> [Supplied entries]:
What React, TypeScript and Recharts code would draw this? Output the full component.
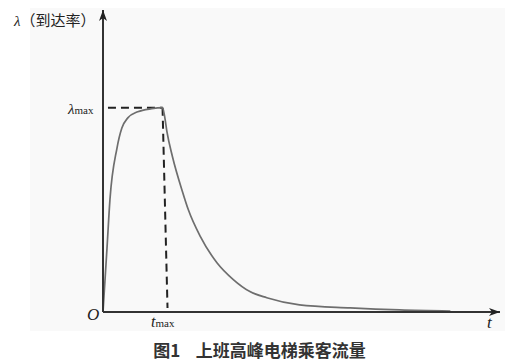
import { LineChart, Line, XAxis, YAxis, ReferenceLine } from 'recharts';

// t in arbitrary units, lambda normalised so that lambda_max = 1
const T_VALUES = [0, 0.4, 0.7, 1.4, 1.9, 2.5, 3.5, 4.9, 6.0, 6.2, 6.45, 7.0, 8.0, 8.6, 9.8, 11.5, 13.1, 14.8, 16.5, 19.8, 24.9, 29.9, 35.0];
const LAMBDA = [0, 0.31, 0.55, 0.8, 0.9, 0.95, 0.98, 0.995, 1.0, 0.96, 0.88, 0.76, 0.59, 0.5, 0.37, 0.24, 0.16, 0.1, 0.07, 0.035, 0.02, 0.01, 0.005];

const T_MAX = 6.0;
const T_MAX_FOOT = 6.5; // the dashed drop line is drawn a little slanted
const LAMBDA_MAX = 1;
const T_END = 40;
const LAMBDA_TOP = 1.478;

const data = T_VALUES.map((t, i) => ({ t, v: LAMBDA[i] }));

const W = 519;
const H = 363;
const serif = '"Liberation Serif", "DejaVu Serif", serif';
const cjk = '"Noto Sans CJK SC", sans-serif';

// axis with an arrow head at the (x2, y2) end
const ArrowLine = (props: any) => {
  const { x1, y1, x2, y2 } = props;
  const horiz = Math.abs(y2 - y1) < Math.abs(x2 - x1);
  const head = horiz
    ? `${x2},${y2} ${x2 - 11},${y2 - 4} ${x2 - 8},${y2} ${x2 - 11},${y2 + 4}`
    : `${x2},${y2} ${x2 - 4},${y2 + 11} ${x2},${y2 + 8} ${x2 + 4},${y2 + 11}`;
  return (
    <g>
      <line x1={x1} y1={y1} x2={x2} y2={y2} stroke="#333" strokeWidth={2} />
      <polygon points={head} fill="#222" />
    </g>
  );
};

export default function App() {
  return (
    <div style={{ position: 'absolute', left: 0, top: 0, width: W, height: H, background: '#fff' }}>
      <div style={{ position: 'absolute', left: 30, top: 8, width: 475, height: 323, background: '#f9f9f9' }} />
      <div style={{ position: 'absolute', left: 0, top: 0 }}>
        <LineChart width={W} height={H} data={data} margin={{ top: 10, right: 19, bottom: 51, left: 103 }}>
          <XAxis dataKey="t" type="number" domain={[0, T_END]} hide allowDataOverflow />
          <YAxis type="number" domain={[0, LAMBDA_TOP]} hide allowDataOverflow />
          <ReferenceLine
            segment={[{ x: 0.5, y: LAMBDA_MAX }, { x: T_MAX, y: LAMBDA_MAX }]}
            stroke="#222"
            strokeWidth={2}
            strokeDasharray="8 5"
            ifOverflow="visible"
          />
          <ReferenceLine
            segment={[{ x: T_MAX, y: LAMBDA_MAX }, { x: T_MAX_FOOT, y: 0.02 }]}
            stroke="#222"
            strokeWidth={2}
            strokeDasharray="8 5"
            ifOverflow="visible"
          />
          <Line
            type="monotone"
            dataKey="v"
            stroke="#6e6e6e"
            strokeWidth={1.7}
            dot={false}
            isAnimationActive={false}
          />
          <ReferenceLine
            segment={[{ x: 0, y: 0 }, { x: T_END, y: 0 }]}
            shape={ArrowLine}
            ifOverflow="visible"
          />
          <ReferenceLine
            segment={[{ x: 0, y: 0 }, { x: 0, y: LAMBDA_TOP }]}
            shape={ArrowLine}
            ifOverflow="visible"
          />
        </LineChart>
      </div>
      {/* text labels */}
      <div style={{ position: 'absolute', left: 14, top: 9, fontSize: 15, color: '#222', whiteSpace: 'nowrap' }}>
        <span style={{ fontFamily: serif, fontStyle: 'italic' }}>λ</span>
        <span style={{ fontFamily: cjk }}>（到达率）</span>
      </div>
      <div style={{ position: 'absolute', left: 68, top: 100, fontFamily: serif, color: '#222', whiteSpace: 'nowrap' }}>
        <span style={{ fontStyle: 'italic', fontSize: 15 }}>λ</span>
        <span style={{ fontSize: 11 }}>max</span>
      </div>
      <div style={{ position: 'absolute', left: 87, top: 305, fontFamily: serif, fontStyle: 'italic', fontSize: 17, color: '#222' }}>O</div>
      <div style={{ position: 'absolute', left: 151, top: 313, fontFamily: serif, color: '#222', whiteSpace: 'nowrap' }}>
        <span style={{ fontStyle: 'italic', fontSize: 16 }}>t</span>
        <span style={{ fontSize: 11 }}>max</span>
      </div>
      <div style={{ position: 'absolute', left: 487, top: 313, fontFamily: serif, fontStyle: 'italic', fontSize: 17, color: '#222' }}>t</div>
      <div style={{ position: 'absolute', left: 0, top: 337, width: W, textAlign: 'center', fontFamily: cjk, fontWeight: 'bold', fontSize: 17, color: '#333', whiteSpace: 'pre' }}>
        {'图1    上班高峰电梯乘客流量'}
      </div>
    </div>
  );
}
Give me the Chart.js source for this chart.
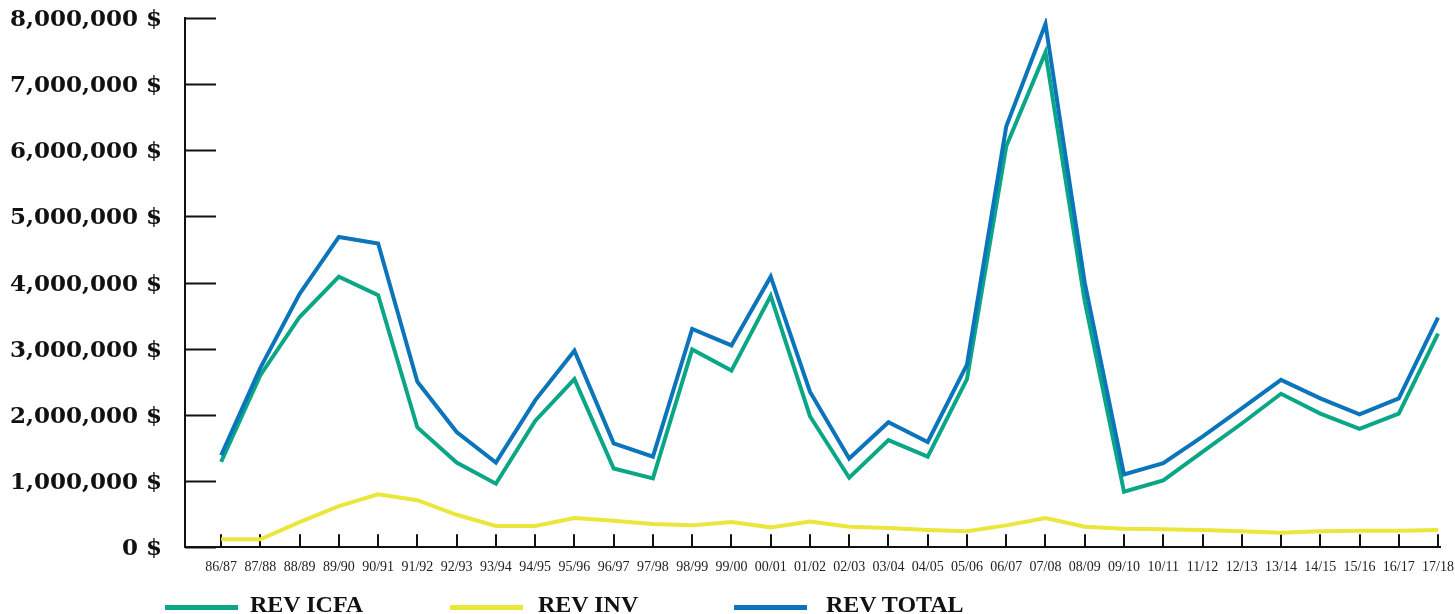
<!DOCTYPE html>
<html>
<head>
<meta charset="utf-8">
<script src="https://cdn.jsdelivr.net/npm/chart.js@4.4.1/dist/chart.umd.min.js"></script>
<style>
    html, body { margin: 0; padding: 0; background: #fff; }
    #wrap { position: relative; width: 1455px; height: 614px; overflow: hidden; }
    #legend { position: absolute; left: 0; top: 0; width: 1455px; height: 614px; pointer-events: none; }
    .swatch { position: absolute; top: 605px; width: 73px; height: 5px; }
    .label { position: absolute; top: 590px; font: bold 24px "Liberation Serif", serif; color: #111; line-height: 28px; white-space: nowrap; }
</style>
</head>
<body>
<div id="wrap">
    <canvas id="chart" width="1455" height="614"></canvas>
    <div id="legend"></div>
</div>
<script>
const seasons = ['86/87', '87/88', '88/89', '89/90', '90/91', '91/92', '92/93', '93/94', '94/95', '95/96',
    '96/97', '97/98', '98/99', '99/00', '00/01', '01/02', '02/03', '03/04', '04/05', '05/06',
    '06/07', '07/08', '08/09', '09/10', '10/11', '11/12', '12/13', '13/14', '14/15', '15/16',
    '16/17', '17/18'];

const revIcfa = [1290000, 2600000, 3480000, 4090000, 3810000, 1810000, 1280000, 960000, 1910000, 2540000,
    1190000, 1040000, 2990000, 2670000, 3800000, 1980000, 1050000, 1620000, 1370000, 2540000,
    6060000, 7480000, 3720000, 840000, 1010000, 1440000, 1870000, 2320000, 2020000, 1790000,
    2020000, 3230000];

const revInv = [120000, 120000, 380000, 620000, 800000, 710000, 490000, 320000, 320000, 440000,
    400000, 350000, 330000, 380000, 300000, 390000, 310000, 290000, 260000, 240000,
    330000, 440000, 310000, 280000, 270000, 260000, 240000, 220000, 240000, 250000,
    250000, 260000];

const revTotal = [1390000, 2710000, 3830000, 4690000, 4590000, 2500000, 1740000, 1280000, 2220000, 2970000,
    1570000, 1370000, 3300000, 3050000, 4090000, 2350000, 1340000, 1890000, 1590000, 2760000,
    6360000, 7910000, 4000000, 1100000, 1270000, 1670000, 2100000, 2530000, 2250000, 2010000,
    2250000, 3470000];

const seriesNames = ['REV ICFA', 'REV INV', 'REV TOTAL'];
const seriesColors = ['#0aa686', '#ebe63c', '#0b74ba'];

const yTicks = [0, 1000000, 2000000, 3000000, 4000000, 5000000, 6000000, 7000000, 8000000];

// x/y pairs so the first season can sit a bit in from the y axis
const toPoints = arr => arr.map((v, i) => ({ x: i, y: v }));

const fmtMoney = v => String(v).replace(/\B(?=(\d{3})+(?!\d))/g, ',') + ' $';

// short tick marks drawn inside the plot, like the original
const innerTicks = {
    id: 'innerTicks',
    beforeDatasetsDraw(chart) {
        const { ctx, chartArea, scales: { x, y } } = chart;
        ctx.save();
        ctx.strokeStyle = '#111';
        ctx.lineWidth = 2;
        ctx.beginPath();
        yTicks.forEach(v => {
            const py = Math.round(y.getPixelForValue(v)) + 0.5;
            ctx.moveTo(chartArea.left, py);
            ctx.lineTo(chartArea.left + 31, py);
        });
        seasons.forEach((_, i) => {
            const px = Math.round(x.getPixelForValue(i));
            ctx.moveTo(px, chartArea.bottom);
            ctx.lineTo(px, chartArea.bottom - 13);
        });
        ctx.stroke();
        ctx.restore();
    }
};

const datasets = [revIcfa, revInv, revTotal].map((arr, i) => ({
    label: seriesNames[i],
    data: toPoints(arr),
    borderColor: seriesColors[i],
    backgroundColor: seriesColors[i],
    borderWidth: 4,
    pointRadius: 0,
    tension: 0,
    borderJoinStyle: 'miter',
    fill: false,
    order: i === 2 ? 0 : i + 1
}));

new Chart(document.getElementById('chart').getContext('2d'), {
    type: 'line',
    data: { datasets: datasets },
    options: {
        responsive: false,
        animation: false,
        layout: { padding: { left: 10, top: 0, right: 15, bottom: 26 } },
        plugins: {
            legend: { display: false },
            tooltip: { enabled: false }
        },
        scales: {
            x: {
                type: 'linear',
                min: -0.92,
                max: 31.05,
                afterBuildTicks: scale => {
                    scale.ticks = seasons.map((_, i) => ({ value: i }));
                },
                afterFit: scale => {
                    scale.paddingRight = 0;
                },
                ticks: {
                    autoSkip: false,
                    maxRotation: 0,
                    padding: 12,
                    color: '#222',
                    font: { family: 'Liberation Serif', size: 14 },
                    callback: v => seasons[v]
                },
                grid: { display: false, drawTicks: false, tickLength: 0 },
                border: { display: true, color: '#111', width: 2 }
            },
            y: {
                min: 0,
                max: 8000000,
                afterBuildTicks: scale => {
                    scale.ticks = yTicks.map(v => ({ value: v }));
                },
                afterFit: scale => {
                    scale.width = 175;
                    scale.paddingTop = 18;
                    scale.paddingBottom = 0;
                },
                ticks: {
                    padding: 23,
                    labelOffset: 2,
                    color: '#111',
                    font: { family: 'DejaVu Serif', size: 23, weight: 'bold' },
                    callback: v => fmtMoney(v)
                },
                grid: { display: false, drawTicks: false, tickLength: 0 },
                border: { display: true, color: '#111', width: 2 }
            }
        }
    },
    plugins: [innerTicks]
});

// legend below the axis
const legend = document.getElementById('legend');
const legendLeft = [165, 450, 734];
const labelLeft = [250, 538, 826];
seriesNames.forEach((name, i) => {
    const sw = document.createElement('div');
    sw.className = 'swatch';
    sw.style.left = legendLeft[i] + 'px';
    sw.style.background = seriesColors[i];
    legend.appendChild(sw);
    const lb = document.createElement('div');
    lb.className = 'label';
    lb.style.left = labelLeft[i] + 'px';
    lb.textContent = name;
    legend.appendChild(lb);
});
</script>
</body>
</html>
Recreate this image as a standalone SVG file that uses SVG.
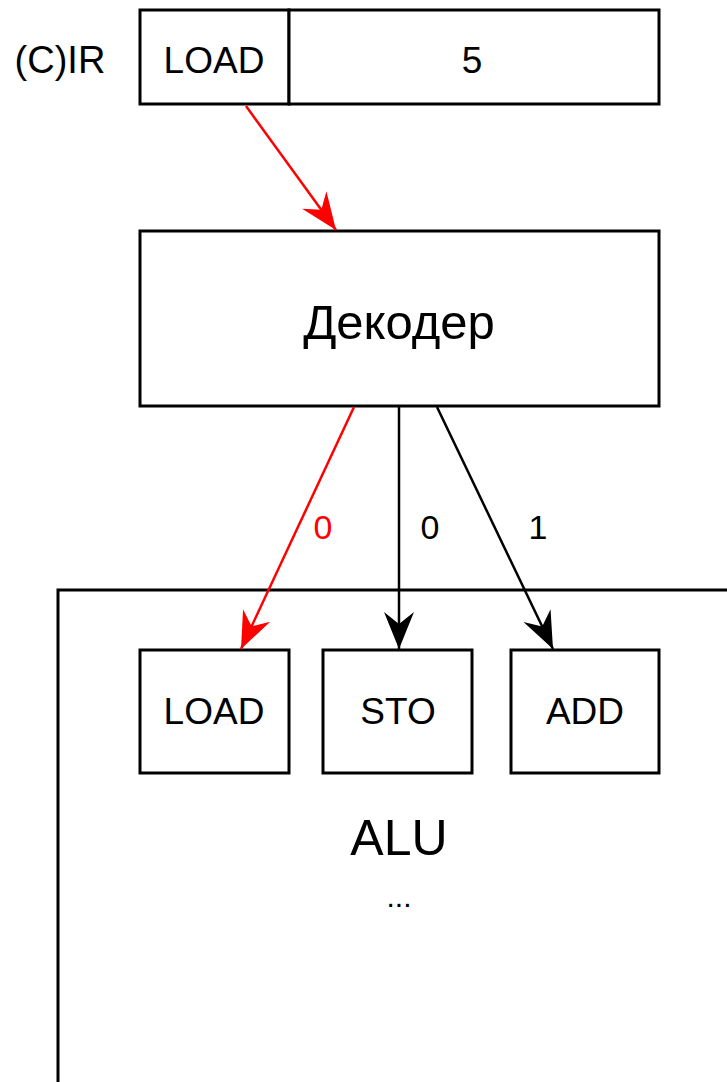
<svg xmlns="http://www.w3.org/2000/svg" width="727" height="1082" viewBox="0 0 727 1082">
<style>
.box{fill:#fff;stroke:#000;stroke-width:3}
.t{font-family:"Liberation Sans",Arial,sans-serif;fill:#000;text-anchor:middle;dominant-baseline:central}
.red{stroke:#ff0000;stroke-width:2.5;fill:none}
.blk{stroke:#000;stroke-width:2.5;fill:none}
</style>
<defs>
<marker id="ar" markerUnits="userSpaceOnUse" markerWidth="40" markerHeight="34" viewBox="-38 -16 40 32" refX="0" refY="0" orient="auto">
<path d="M0,0 L-37,-15 L-25,0 L-37,15 Z" fill="#ff0000"/>
</marker>
<marker id="ab" markerUnits="userSpaceOnUse" markerWidth="40" markerHeight="34" viewBox="-38 -16 40 32" refX="0" refY="0" orient="auto">
<path d="M0,0 L-37,-15 L-25,0 L-37,15 Z" fill="#000"/>
</marker>
</defs>
<rect width="727" height="1082" fill="#fff"/>
<g id="alu">
<path d="M58,1082 L58,590 L727,590" fill="none" stroke="#000" stroke-width="3"/>
<text class="t" x="399" y="838" font-size="50">ALU</text>
<text class="t" x="399" y="896" font-size="30">...</text>
</g>
<g id="ir-label"><text class="t" x="60" y="60" font-size="38">(C)IR</text></g>
<g id="ir-op"><rect class="box" x="140" y="10" width="149" height="94"/><text class="t" x="214" y="60" font-size="37">LOAD</text></g>
<g id="ir-arg"><rect class="box" x="289" y="10" width="370" height="94"/><text class="t" x="472" y="60" font-size="37">5</text></g>
<g id="decoder"><rect class="box" x="140" y="231" width="519" height="175"/><text class="t" x="399" y="322" font-size="49">Декодер</text></g>
<g id="load"><rect class="box" x="140" y="650" width="149" height="123"/><text class="t" x="214" y="711" font-size="37">LOAD</text></g>
<g id="sto"><rect class="box" x="323" y="650" width="149" height="123"/><text class="t" x="398" y="711" font-size="37">STO</text></g>
<g id="add"><rect class="box" x="511" y="650" width="148" height="123"/><text class="t" x="585" y="711" font-size="37">ADD</text></g>
<g id="connectors">
<line class="red" x1="246" y1="106" x2="336" y2="230" marker-end="url(#ar)"/>
<line class="red" x1="354" y1="407" x2="241" y2="649" marker-end="url(#ar)"/>
<line class="blk" x1="399" y1="407" x2="399" y2="649" marker-end="url(#ab)"/>
<line class="blk" x1="437" y1="407" x2="553" y2="649" marker-end="url(#ab)"/>
<text class="t" x="323" y="527" font-size="34" style="fill:#ff0000">0</text>
<text class="t" x="430" y="527" font-size="34">0</text>
<text class="t" x="538" y="527" font-size="34">1</text>
</g>
</svg>
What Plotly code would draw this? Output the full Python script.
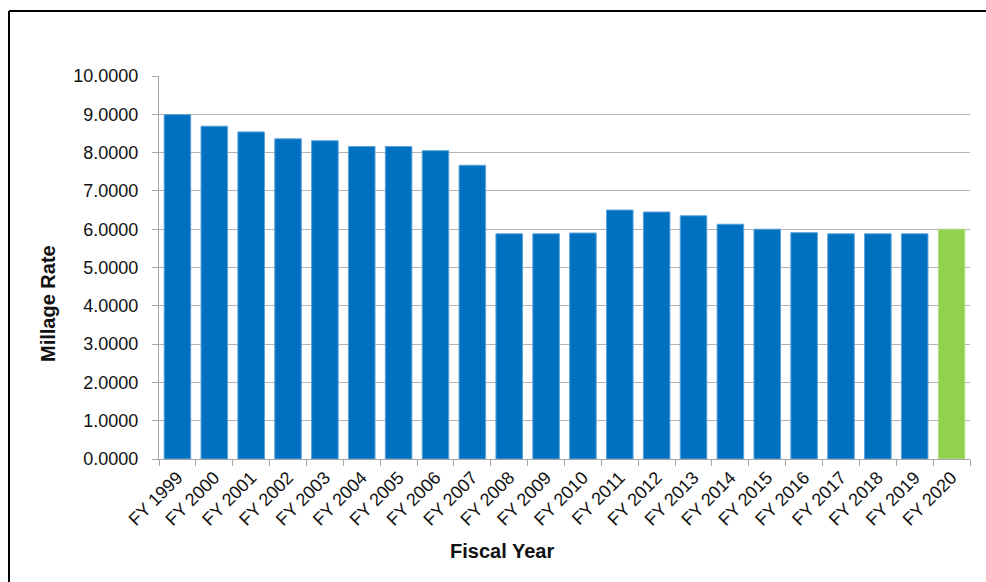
import plotly.graph_objects as go

years = ["FY 1999", "FY 2000", "FY 2001", "FY 2002", "FY 2003", "FY 2004", "FY 2005",
         "FY 2006", "FY 2007", "FY 2008", "FY 2009", "FY 2010", "FY 2011", "FY 2012",
         "FY 2013", "FY 2014", "FY 2015", "FY 2016", "FY 2017", "FY 2018", "FY 2019", "FY 2020"]
rates = [8.99, 8.69, 8.54, 8.36, 8.31, 8.16, 8.16, 8.05, 7.67, 5.88, 5.88, 5.90,
         6.50, 6.45, 6.35, 6.13, 6.00, 5.91, 5.88, 5.88, 5.88, 6.00]
bar_colors = ["#0070C0"] * 21 + ["#92D050"]
line_colors = ["#5BA3DA"] * 21 + ["#B5E08A"]

L, R, T, B = 159, 16, 76, 123
W, H = 986, 582
pw, ph = W - L - R, H - T - B

def px_x(px):
    return (px - L) / pw

def px_y(py):
    return (H - B - py) / ph

fig = go.Figure(go.Bar(
    x=years, y=rates,
    marker=dict(color=bar_colors, line=dict(color=line_colors, width=1)),
    width=0.72,
))

font = "Liberation Sans, Arial, sans-serif"
fig.update_layout(
    width=W, height=H,
    margin=dict(l=L, r=R, t=T, b=B),
    plot_bgcolor="white", paper_bgcolor="white",
    showlegend=False,
    font=dict(family=font, size=18, color="#111111"),
    bargap=0.28,
    xaxis=dict(
        tickangle=-45, showline=True, linecolor="#a6a6a6", linewidth=1,
        ticks="outside", tickson="boundaries", ticklen=6, tickcolor="#a6a6a6",
        showgrid=False, tickfont=dict(size=18, family=font), automargin=False,
    ),
    yaxis=dict(
        range=[0, 10], dtick=1, tickformat=".4f",
        showline=True, linecolor="#a6a6a6", linewidth=1,
        ticks="outside", ticklen=6, tickcolor="#a6a6a6",
        gridcolor="#b3b3b3", gridwidth=1, zeroline=False,
        tickfont=dict(size=18, family=font), ticklabelstandoff=10, automargin=False,
    ),
    annotations=[
        dict(text="<b>Millage Rate</b>", x=px_x(48), y=px_y(304), xref="paper", yref="paper",
             textangle=-90, showarrow=False, font=dict(size=20, family=font, color="#111111"),
             xanchor="center", yanchor="middle"),
        dict(text="<b>Fiscal Year</b>", x=px_x(502), y=px_y(551), xref="paper", yref="paper",
             showarrow=False, font=dict(size=20, family=font, color="#111111"),
             xanchor="center", yanchor="middle"),
    ],
    shapes=[
        dict(type="line", xref="paper", yref="paper", x0=px_x(9), x1=px_x(990),
             y0=px_y(11), y1=px_y(11), line=dict(color="black", width=2)),
        dict(type="line", xref="paper", yref="paper", x0=px_x(9), x1=px_x(9),
             y0=px_y(11), y1=px_y(590), line=dict(color="black", width=2)),
    ],
)

fig.write_html("out.html")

> [Written exercise]:
Both the line with "Give me the Chart.js source for this chart." and the line with "2020000, 3230000];" are included: reproduce them and every line between, exactly, with pictures omitted.

> [Written reply]:
Give me the Chart.js source for this chart.
<!DOCTYPE html>
<html>
<head>
<meta charset="utf-8">
<script src="https://cdn.jsdelivr.net/npm/chart.js@4.4.1/dist/chart.umd.min.js"></script>
<style>
    html, body { margin: 0; padding: 0; background: #fff; }
    #wrap { position: relative; width: 1455px; height: 614px; overflow: hidden; }
    #legend { position: absolute; left: 0; top: 0; width: 1455px; height: 614px; pointer-events: none; }
    .swatch { position: absolute; top: 605px; width: 73px; height: 5px; }
    .label { position: absolute; top: 590px; font: bold 24px "Liberation Serif", serif; color: #111; line-height: 28px; white-space: nowrap; }
</style>
</head>
<body>
<div id="wrap">
    <canvas id="chart" width="1455" height="614"></canvas>
    <div id="legend"></div>
</div>
<script>
const seasons = ['86/87', '87/88', '88/89', '89/90', '90/91', '91/92', '92/93', '93/94', '94/95', '95/96',
    '96/97', '97/98', '98/99', '99/00', '00/01', '01/02', '02/03', '03/04', '04/05', '05/06',
    '06/07', '07/08', '08/09', '09/10', '10/11', '11/12', '12/13', '13/14', '14/15', '15/16',
    '16/17', '17/18'];

const revIcfa = [1290000, 2600000, 3480000, 4090000, 3810000, 1810000, 1280000, 960000, 1910000, 2540000,
    1190000, 1040000, 2990000, 2670000, 3800000, 1980000, 1050000, 1620000, 1370000, 2540000,
    6060000, 7480000, 3720000, 840000, 1010000, 1440000, 1870000, 2320000, 2020000, 1790000,
    2020000, 3230000];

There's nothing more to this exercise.